4: Person #1's view of #2

The ability to 'read' on an emotional level thus seeing what may be hidden from us (often classed as being able to see behind the mask). The ability utilises a different angle of approach thus having a deeper understanding in comparison to others who only have two dimensional abilities. Overcoming or conquering of fears. Taking control of emotions whereby calm can then ensue. This could indicate a person who keeps their feelings to themselves, preferring to only show what they feel comfortable in showing, with a lot happening below the surface.
5: Person #2's view of #3

The Soothsayer represents the concept of conformity; both secular and spiritual. It is a stage of learning socially acceptable behaviour and ideals.
As the seeker, the Soothsayer suggests a time of reflection, based on what is expected of us and if those expectations coincide with our own.
As a situation, the Soothsayer indicates a phase of learning as well as understanding the environment one is in; and adapting to it without losing oneself in the name of conformity.
6: Person #3's view of #1

Shedding of a load or burden. Letting go of a part of your life that has now run its course and is no longer of relevance. Reflecting on what has perhaps been challenging and assessing how that challenge is now paving the way for the next step or stage of your journey.
7: Person #2's view of #1

Transformation on a spiritual level, leading to an understanding our 'magic' is apparent through what you are and not what you have. Being shielded from the allure of material wealth at the expense of self-realisation. Understanding what you can be, or what you could have is something that you can direct with our own hand. Preparation in readiness to move on from something that is no longer of relevance or is no longer providing anything of value.
8: Person #3's view of #2

The build-up of power and energy to undertake something of relevance or importance.
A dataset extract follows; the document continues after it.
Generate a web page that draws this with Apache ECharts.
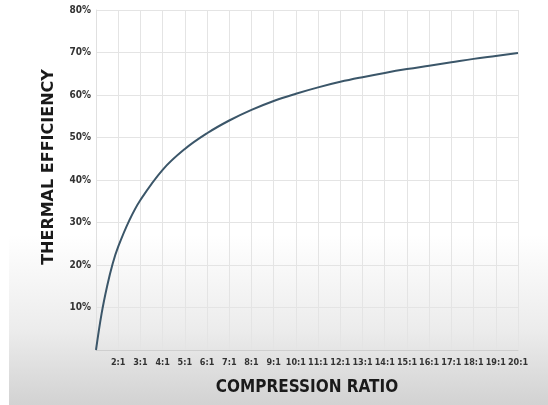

Early stages of manifestation, with a sense of naivety or uncertainty as a basis. The beginning of a venture which has potential to become something more substantial in time. The spark or initial emanation of creative energy.
9: Person #1's view of #3

Loss of faith or believe, a pessimistic outlook in general. Internalising of negative emotions. A numbing of the soul or spirit to the extent we also become numbed to the pain or hurt that comes from external sources. The need to use insight to identify the real cause of pain or upset, as opposed to misperceived sources. The urge to cut within in order to release harmful or negative emotions.
10: Overall relationship between persons #1 and #2

By nature a tendency to be impetuous or to be easily distracted. The characteristic of acting first and thinking later. A tendency to not think through repercussions of actions. A person who may not feel any sense of fear, and will tackle any task with vigour and enthusiasm.
11: Overall relationship between persons #2 and #3

Issue of either feeling either trapped or protected, often by the energies of another. The relinquishing of personal freedom. Putting yourself out to ensure the safety or well-being of another. Either being smothered by the attentions of someone else, or being the person who is doing the smothering.
12: Overall relationship between persons #1 and #3

Paying attention to the finer detail or to what is actually present as opposed to what could be. Taking ownership of only what is needed, allowing excess or clutter fall to the way side. Possibility of lost opportunities due to too narrow of a focus on what is already present. Being happy and content with what you have, not wanting to chase anything that is not needed or necessary at this time.
13: Overall 3-way Relationship

Being manipulated or being manipulative of others with no sound basis or objective for that manipulation. Turning against another who is actually on your side yet is being treated as a type of enemy. Waiting for an opportune moment to disadvantage another. Breakdown in communication leading to a standoff. Mistrust of another person or their motives.